Summary and conclusion

This paper provides a design and operation protocols for a real-time PID control system that controls a physiological flow loop with applications in fluid mechanics studies that require variable flow rates. Additionally, a semi-real-time, iterative controller method is evaluated to generate pulsatile flows. Four sets of pulsatile flow rates were produced using PID and iterative controllers to demonstrate the feasibility of the method. If the desired flow rate is a low frequency (slowly varying) signal, both PID and iterative controllers can produce accurate results, in which case the iterative controller is preferred due to simplicity. But in case of a flow rate with high frequency and large amplitude variation, the PID controller is preferred because the iterative method cannot produce accurate flow rate; it exhibits strong undershoot and large phase lag.

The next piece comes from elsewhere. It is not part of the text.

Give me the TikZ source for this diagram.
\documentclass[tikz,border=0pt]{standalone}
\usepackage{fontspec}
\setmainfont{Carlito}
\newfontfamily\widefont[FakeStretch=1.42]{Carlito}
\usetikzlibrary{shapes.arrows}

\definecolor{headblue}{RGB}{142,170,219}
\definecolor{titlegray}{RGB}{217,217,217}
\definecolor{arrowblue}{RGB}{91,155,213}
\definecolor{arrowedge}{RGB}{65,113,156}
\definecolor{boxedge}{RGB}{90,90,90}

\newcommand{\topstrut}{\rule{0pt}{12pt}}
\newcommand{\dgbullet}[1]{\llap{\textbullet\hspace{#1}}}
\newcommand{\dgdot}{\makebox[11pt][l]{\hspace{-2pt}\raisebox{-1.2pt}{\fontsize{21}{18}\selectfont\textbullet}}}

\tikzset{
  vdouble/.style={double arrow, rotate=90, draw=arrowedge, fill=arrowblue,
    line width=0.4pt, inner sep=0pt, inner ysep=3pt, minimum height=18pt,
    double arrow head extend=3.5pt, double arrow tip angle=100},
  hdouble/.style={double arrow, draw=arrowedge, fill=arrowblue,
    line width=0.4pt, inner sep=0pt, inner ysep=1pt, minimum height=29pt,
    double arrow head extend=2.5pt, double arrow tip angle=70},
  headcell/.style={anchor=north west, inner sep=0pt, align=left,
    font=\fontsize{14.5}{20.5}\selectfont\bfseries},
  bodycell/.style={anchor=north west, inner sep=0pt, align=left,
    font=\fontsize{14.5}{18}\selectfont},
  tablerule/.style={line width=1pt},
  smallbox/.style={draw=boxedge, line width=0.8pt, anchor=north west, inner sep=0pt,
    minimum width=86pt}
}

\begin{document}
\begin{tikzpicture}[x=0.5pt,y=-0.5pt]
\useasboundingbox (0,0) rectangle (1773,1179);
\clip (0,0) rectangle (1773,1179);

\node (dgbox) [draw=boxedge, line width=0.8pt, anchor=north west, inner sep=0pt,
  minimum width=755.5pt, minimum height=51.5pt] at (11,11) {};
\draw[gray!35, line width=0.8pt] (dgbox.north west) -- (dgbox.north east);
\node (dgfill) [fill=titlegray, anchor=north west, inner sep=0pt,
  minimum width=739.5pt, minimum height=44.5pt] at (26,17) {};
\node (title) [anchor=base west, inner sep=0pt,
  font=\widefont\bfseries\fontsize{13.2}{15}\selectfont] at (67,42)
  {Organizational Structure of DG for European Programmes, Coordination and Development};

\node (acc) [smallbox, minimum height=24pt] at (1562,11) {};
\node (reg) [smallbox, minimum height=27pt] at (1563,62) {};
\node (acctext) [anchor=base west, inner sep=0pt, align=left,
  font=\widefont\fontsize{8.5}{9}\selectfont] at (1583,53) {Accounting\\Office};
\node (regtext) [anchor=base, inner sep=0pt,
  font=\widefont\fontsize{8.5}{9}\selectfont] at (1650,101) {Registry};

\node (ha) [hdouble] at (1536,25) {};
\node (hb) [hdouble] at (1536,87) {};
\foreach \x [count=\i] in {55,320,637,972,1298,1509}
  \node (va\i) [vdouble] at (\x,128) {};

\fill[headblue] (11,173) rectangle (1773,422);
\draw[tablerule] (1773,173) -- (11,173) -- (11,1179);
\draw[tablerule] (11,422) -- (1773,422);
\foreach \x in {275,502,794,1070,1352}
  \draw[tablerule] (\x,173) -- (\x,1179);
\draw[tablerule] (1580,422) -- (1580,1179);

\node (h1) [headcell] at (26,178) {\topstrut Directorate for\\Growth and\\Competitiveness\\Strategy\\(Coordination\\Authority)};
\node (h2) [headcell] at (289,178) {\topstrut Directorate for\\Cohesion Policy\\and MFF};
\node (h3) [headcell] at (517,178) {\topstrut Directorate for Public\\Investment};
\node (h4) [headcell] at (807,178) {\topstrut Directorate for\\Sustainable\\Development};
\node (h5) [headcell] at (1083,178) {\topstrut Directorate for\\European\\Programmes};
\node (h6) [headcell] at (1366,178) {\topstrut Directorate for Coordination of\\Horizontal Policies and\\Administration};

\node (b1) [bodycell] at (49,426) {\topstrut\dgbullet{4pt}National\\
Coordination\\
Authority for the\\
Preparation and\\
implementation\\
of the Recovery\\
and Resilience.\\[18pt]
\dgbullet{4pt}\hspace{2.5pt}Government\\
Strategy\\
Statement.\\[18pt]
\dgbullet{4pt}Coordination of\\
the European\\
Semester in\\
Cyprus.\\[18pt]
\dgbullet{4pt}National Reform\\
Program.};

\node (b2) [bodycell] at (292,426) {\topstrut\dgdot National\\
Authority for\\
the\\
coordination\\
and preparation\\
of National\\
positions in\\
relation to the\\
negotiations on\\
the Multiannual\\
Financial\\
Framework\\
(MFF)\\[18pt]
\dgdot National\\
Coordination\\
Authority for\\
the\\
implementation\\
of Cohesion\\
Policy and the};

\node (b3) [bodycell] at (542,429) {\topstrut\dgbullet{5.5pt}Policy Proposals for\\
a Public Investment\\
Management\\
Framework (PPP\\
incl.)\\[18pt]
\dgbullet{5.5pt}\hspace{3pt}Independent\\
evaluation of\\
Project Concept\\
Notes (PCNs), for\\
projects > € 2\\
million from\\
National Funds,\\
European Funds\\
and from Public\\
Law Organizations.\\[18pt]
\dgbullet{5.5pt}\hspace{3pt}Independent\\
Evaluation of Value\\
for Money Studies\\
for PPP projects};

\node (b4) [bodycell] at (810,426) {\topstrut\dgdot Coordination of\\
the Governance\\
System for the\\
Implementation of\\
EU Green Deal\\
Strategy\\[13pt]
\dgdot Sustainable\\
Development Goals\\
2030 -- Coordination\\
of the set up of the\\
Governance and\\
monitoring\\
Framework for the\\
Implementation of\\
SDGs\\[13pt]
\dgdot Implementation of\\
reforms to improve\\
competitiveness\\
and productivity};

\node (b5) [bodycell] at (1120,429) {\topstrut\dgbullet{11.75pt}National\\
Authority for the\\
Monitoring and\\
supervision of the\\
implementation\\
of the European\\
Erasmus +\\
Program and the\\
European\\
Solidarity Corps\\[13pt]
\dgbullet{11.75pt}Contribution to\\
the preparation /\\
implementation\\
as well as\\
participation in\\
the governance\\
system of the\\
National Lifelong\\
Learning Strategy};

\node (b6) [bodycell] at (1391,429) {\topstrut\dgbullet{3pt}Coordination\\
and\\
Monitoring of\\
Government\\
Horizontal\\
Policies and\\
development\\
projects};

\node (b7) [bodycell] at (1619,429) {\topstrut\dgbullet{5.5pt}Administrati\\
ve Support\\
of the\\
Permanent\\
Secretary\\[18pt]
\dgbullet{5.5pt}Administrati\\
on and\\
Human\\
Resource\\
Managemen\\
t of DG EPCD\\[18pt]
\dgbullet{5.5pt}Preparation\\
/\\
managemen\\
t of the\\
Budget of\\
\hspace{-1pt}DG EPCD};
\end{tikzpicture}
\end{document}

The introduced PID controller method is robust and can be applied to a variety of flow loops to achieve different pulsatile flows. One example of an application to carotid artery flows was provided in this paper. Due to limitations imposed by the pump and flow momentum, the experimental apparatus was not able to achieve more rapid decelerations/accelerations than depicted in Fig. 3d or much higher flow rates. This is not a limitation of the controller system, but rather a physical limitation that can be overcome by choosing an apparatus with the required physical performance characteristics. For example, to produce rapidly decelerating flow, a controllable needle valve (to stop flow impulsively) or a three-way valve (to direct a portion of flow through a short circuit loop) would increase the overall system capability. If higher flow rate is required, a higher capacity pump would be chosen. Appropriately selected experimental equipment will enable the PID controller to produce various pulsatile flows found in the vasculature, e.g. in aortic and femoral arteries. The application of the described PID method is also not limited to controlling flow rates; it can be used for controlling other parameters such as time-varying pressure, or any other signal. An appropriate feedback signal is necessary, e.g. the output from a pressure transducer, with sufficient accuracy and sufficiently fast response time.

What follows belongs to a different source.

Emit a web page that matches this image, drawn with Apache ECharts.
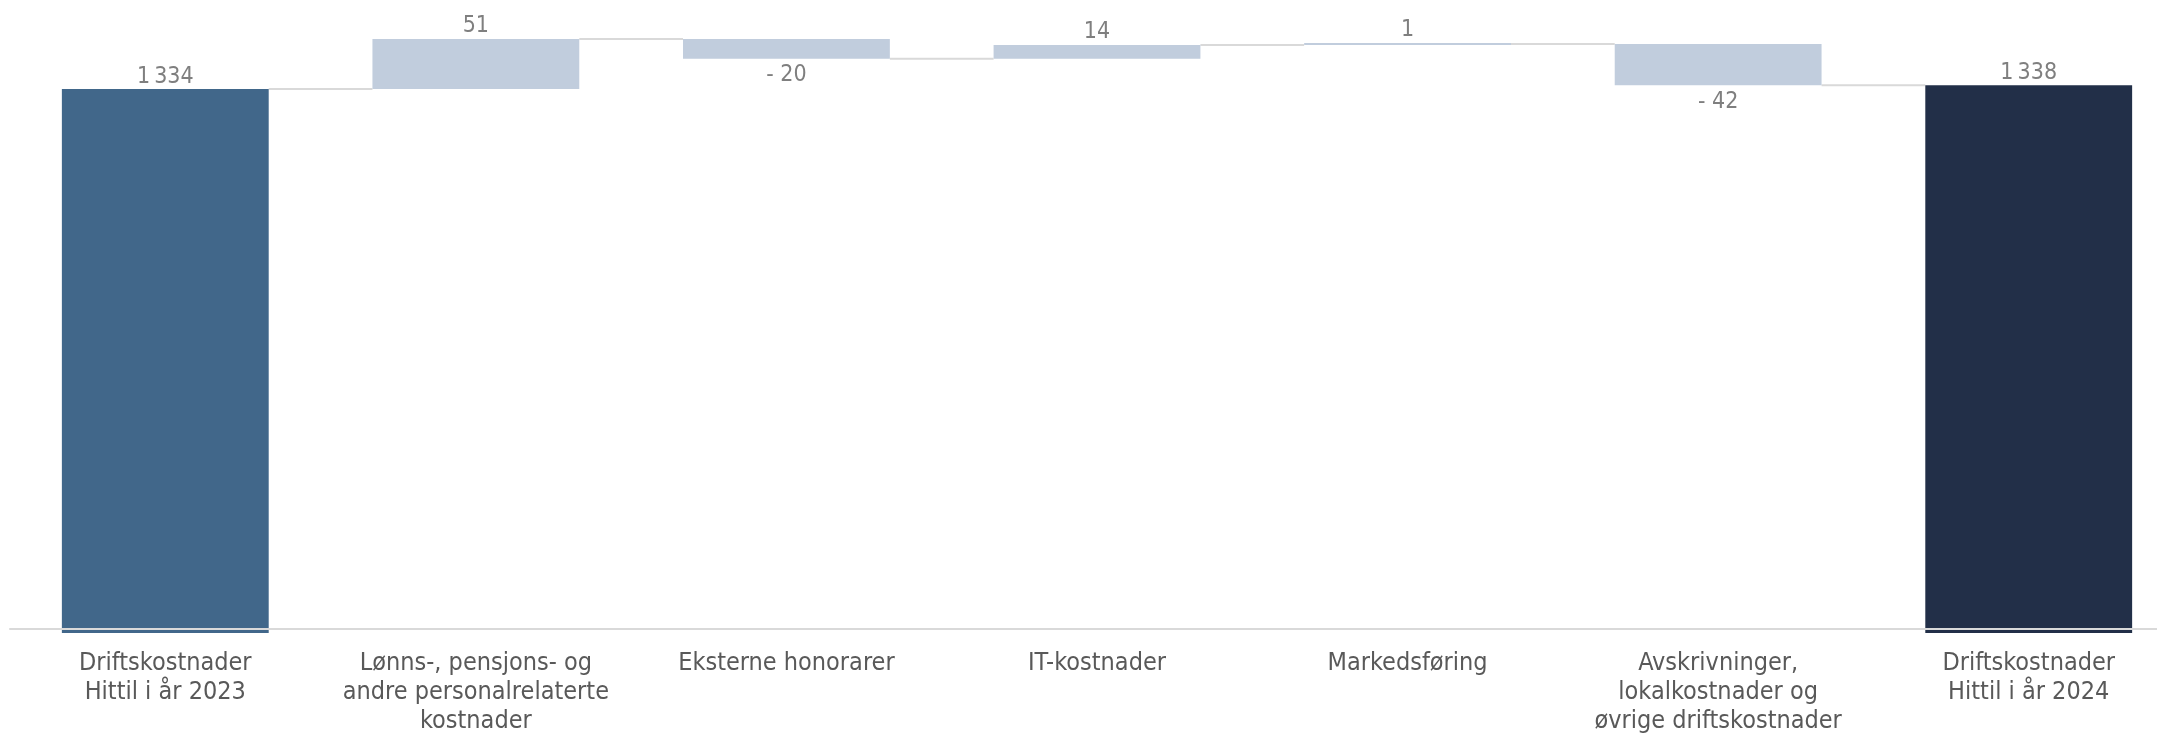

The PID controller system described herein is easily available to the community because of the low cost (total of under 80 USD, not including the flowmeter) and simplicity of setup. Also, all of the Arduino scripts are available as an open-source code, which can be used and modified by researchers. The importance of determining optimally tuned gains to maximize accuracy of the PID controller cannot be overemphasized. Tuning is a time-intensive, iterative process, but it is time saving in long run and well worth the initial time investment.

Conflict of interest

All the authors declare that they have no conflict of interest in relation to the work in this article.

Ethical approval

This study meets ethical standards for engineering studies at the George Washington University. No humans or animals were involved in this study, thus no ethical or IRB review is required.